In 2015, the GSP and the ITPS identified soil pollution as a major threat to the world’s soils and began to collect data at national, regional and global levels (FAO and ITPS, 2015). To address the knowledge gaps identified in the Status of the World’s Soil Resources Report, FAO organized the Global Symposium on Soil Pollution (GSOP18) in May 2018. The symposium, co-organized by the GSP and the ITPS, UNEP, the Secretariat of the Basel, Rotterdam and Stockholm Conventions, and WHO, was the first attempt to build an international network of experts, academia, industry, and the remediation businesses, to gather existing information on soil pollution. The symposium was a timely opportunity to also consider the recommendations of the UNEA3 resolution. The collaboration of these agencies unveils the significance of soil pollution not only on soil functioning but also its negative impacts on human health, food safety and the environment, and the importance of international, national, and regional regulations to prevent soil pollution and mitigate it. The GSOP18 conclusions revealed that available data from different regions is very heterogeneous, fragmented and in many cases absent. Participants of the symposium highlighted the inherent difficulty and high cost of analysing soil contaminants in laboratories and the difficulty of accessing harmonised methods1. The conclusions and recommendations of the GSOP18 were reflected in the outcome document “Be the solution to soil pollution”, which paves the way forward for addressing soil pollution in the short to long term including how to materialize the UNEA3 resolution on soil pollution (FAO, 2018a).

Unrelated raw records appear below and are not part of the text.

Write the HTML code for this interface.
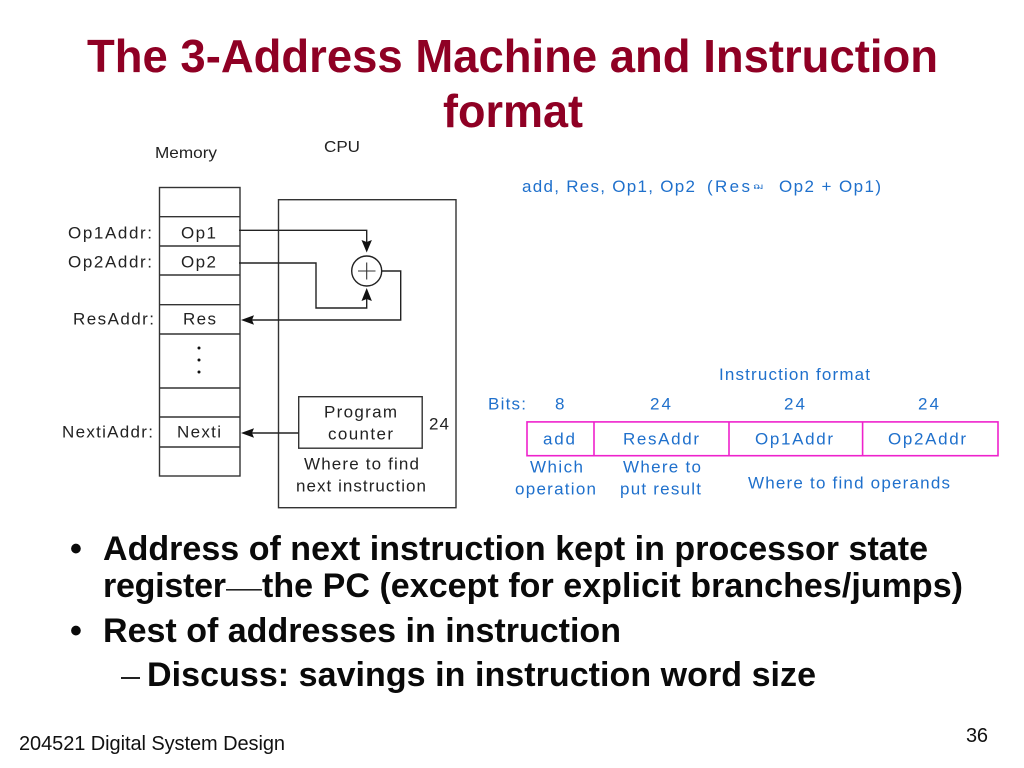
<!DOCTYPE html>
<html><head><meta charset="utf-8"><style>
html,body{margin:0;padding:0;background:#fff;width:1024px;height:768px;overflow:hidden}
svg{display:block}
text{font-family:"Liberation Sans",sans-serif}
.t{font-weight:bold;font-size:46px;fill:#8f0024}
.b{font-weight:bold;font-size:34px;fill:#0a0a0a}
.k{font-size:17px;fill:#222}
.c{font-size:17px;fill:#1f70cc}
.l{fill:none;stroke:#333;stroke-width:1.4}
.w{fill:none;stroke:#222;stroke-width:1.4}
.p{fill:none;stroke:#ee22cc;stroke-width:1.6}
</style></head><body>
<svg width="1024" height="768" viewBox="0 0 1024 768" xmlns="http://www.w3.org/2000/svg">
<text class="t" x="87" y="72" textLength="851" lengthAdjust="spacingAndGlyphs">The 3-Address Machine and Instruction</text>
<text class="t" x="443" y="127" textLength="140" lengthAdjust="spacingAndGlyphs">format</text>

<text class="k" x="155" y="158" style="font-size:16px" textLength="62" lengthAdjust="spacingAndGlyphs">Memory</text>
<text class="k" x="324" y="152" style="font-size:16px" textLength="36" lengthAdjust="spacingAndGlyphs">CPU</text>

<rect class="l" x="159.5" y="187.5" width="80.5" height="288.5"/>
<path class="l" d="M159.5 216.7H240M159.5 246H240M159.5 275H240M159.5 304.7H240M159.5 334H240M159.5 388H240M159.5 417H240M159.5 447H240"/>
<rect class="l" x="278.5" y="199.7" width="177.5" height="308"/>
<rect class="l" x="298.7" y="396.7" width="123.5" height="51.5"/>

<text class="k" x="68" y="238.5" textLength="84">Op1Addr:</text>
<text class="k" x="68" y="267.5" textLength="84">Op2Addr:</text>
<text class="k" x="73" y="324.5" textLength="81">ResAddr:</text>
<text class="k" x="62" y="437.5" textLength="91">NextiAddr:</text>
<text class="k" x="181" y="238.5" textLength="35">Op1</text>
<text class="k" x="181" y="267.5" textLength="35">Op2</text>
<text class="k" x="183" y="324.5" textLength="33">Res</text>
<text class="k" x="177" y="437.5" textLength="44">Nexti</text>
<circle cx="199" cy="348" r="1.5" fill="#111"/><circle cx="199" cy="360" r="1.5" fill="#111"/><circle cx="199" cy="372" r="1.5" fill="#111"/>

<text class="k" x="324" y="417.5" textLength="73">Program</text>
<text class="k" x="328" y="439.5" textLength="65">counter</text>
<text class="k" x="429" y="429.5" textLength="20">24</text>
<text class="k" x="304" y="469.5" textLength="115">Where to find</text>
<text class="k" x="296" y="491.5" textLength="130">next instruction</text>

<circle class="w" cx="366.7" cy="271" r="15" fill="#fff"/>
<path d="M358 271H375.5M366.7 262.5V279.5" fill="none" stroke="#333" stroke-width="1.1"/>
<path class="w" d="M239 230.3H366.7V242M239 263H316V308H366.7V298M382 271H400.7V320H250M298.7 433H250"/>
<path d="M366.7 252.5L361.5 240L366.7 242L371.9 240Z" fill="#111"/>
<path d="M366.7 288L361.5 301L366.7 299L371.9 301Z" fill="#111"/>
<path d="M241 320L254 315.2L252 320L254 324.8Z" fill="#111"/>
<path d="M241 433L254 428.2L252 433L254 437.8Z" fill="#111"/>

<text class="c" x="522" y="192" textLength="173">add, Res, Op1, Op2</text>
<text class="c" x="707" y="192" textLength="43">(Res</text>
<text class="c" x="753" y="189" style="font-size:8px" textLength="10" lengthAdjust="spacingAndGlyphs">ฌ</text>
<text class="c" x="779" y="192" textLength="102">Op2 + Op1)</text>

<text class="c" x="719" y="380" textLength="151">Instruction format</text>
<text class="c" x="488" y="409.5" textLength="38">Bits:</text>
<text class="c" x="555" y="409.5" textLength="9">8</text>
<text class="c" x="650" y="409.5" textLength="21">24</text>
<text class="c" x="784" y="409.5" textLength="21">24</text>
<text class="c" x="918" y="409.5" textLength="21">24</text>

<rect class="p" x="527" y="421.9" width="471" height="33.8"/>
<path class="p" d="M594 421.9V455.7M729 421.9V455.7M862.6 421.9V455.7"/>

<text class="c" x="543" y="444.5" textLength="32">add</text>
<text class="c" x="623" y="444.5" textLength="76">ResAddr</text>
<text class="c" x="755" y="444.5" textLength="78">Op1Addr</text>
<text class="c" x="888" y="444.5" textLength="78">Op2Addr</text>
<text class="c" x="530" y="472.5" textLength="53">Which</text>
<text class="c" x="515" y="494.5" textLength="81">operation</text>
<text class="c" x="623" y="472.5" textLength="78">Where to</text>
<text class="c" x="620" y="494.5" textLength="81">put result</text>
<text class="c" x="748" y="488.5" textLength="202">Where to find operands</text>

<text class="b" x="70" y="560">•</text>
<text class="b" x="103" y="560" textLength="825">Address of next instruction kept in processor state</text>
<text class="b" x="103" y="597" textLength="123">register</text>
<rect x="226" y="589" width="36" height="1.6" fill="#222"/>
<text class="b" x="262" y="597" textLength="701">the PC (except for explicit branches/jumps)</text>
<text class="b" x="70" y="642">•</text>
<text class="b" x="103" y="642" textLength="518">Rest of addresses in instruction</text>
<rect x="121" y="677" width="19" height="2" fill="#222"/>
<text class="b" x="147" y="686" textLength="669">Discuss: savings in instruction word size</text>

<text x="19" y="750" style="font-size:20px" fill="#111" textLength="266">204521 Digital System Design</text>
<text x="966" y="742" style="font-size:20px" fill="#111" textLength="22">36</text>
</svg>
</body></html>
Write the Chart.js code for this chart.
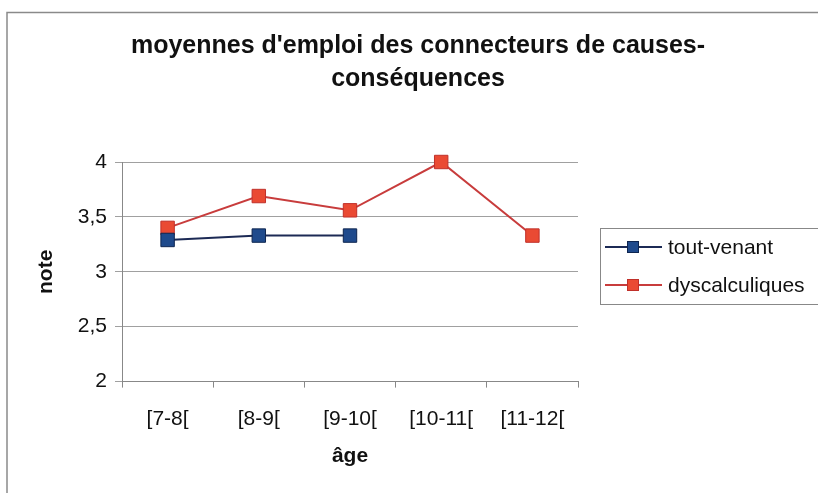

Other recently adopted international efforts will also contribute to tackling soil pollution more efficiently. The UN Decade on Ecosystems Restoration adopted in March 2019 refers to a wide continuum of practices that contribute to conservation and restoration of organic carbon in agricultural soils, remediation of polluted sites and reestablishment of a diverse population of soil microorganisms that help create the natural fertility of our soils (UNGA, 2019). The Basel Convention Ban Amendment, proposed in 1994, to strengthen the prohibition on exporting hazardous waste to the least developed countries, was finally ratified on December 2019 by 98 countries, thanks to a country-led initiative from Switzerland and Indonesia (Basel Convention, 2019a, 2019b).
The Revised World Soil Charter (FAO, 2015), the VGSSM (FAO, 2017), and the Pesticide (FAO and WHO, 2014) and Fertilizer Code of Conducts (FAO, 2019) are key tools for the sustainable management of soils and for the implementation of preventive measures and management of soil pollution. These documents demonstrate the strong commitment of FAO and the GSP, and of all the members of this partnership, to ensure that soils are valued and managed sustainably to preserve this fundamental resource for future generations.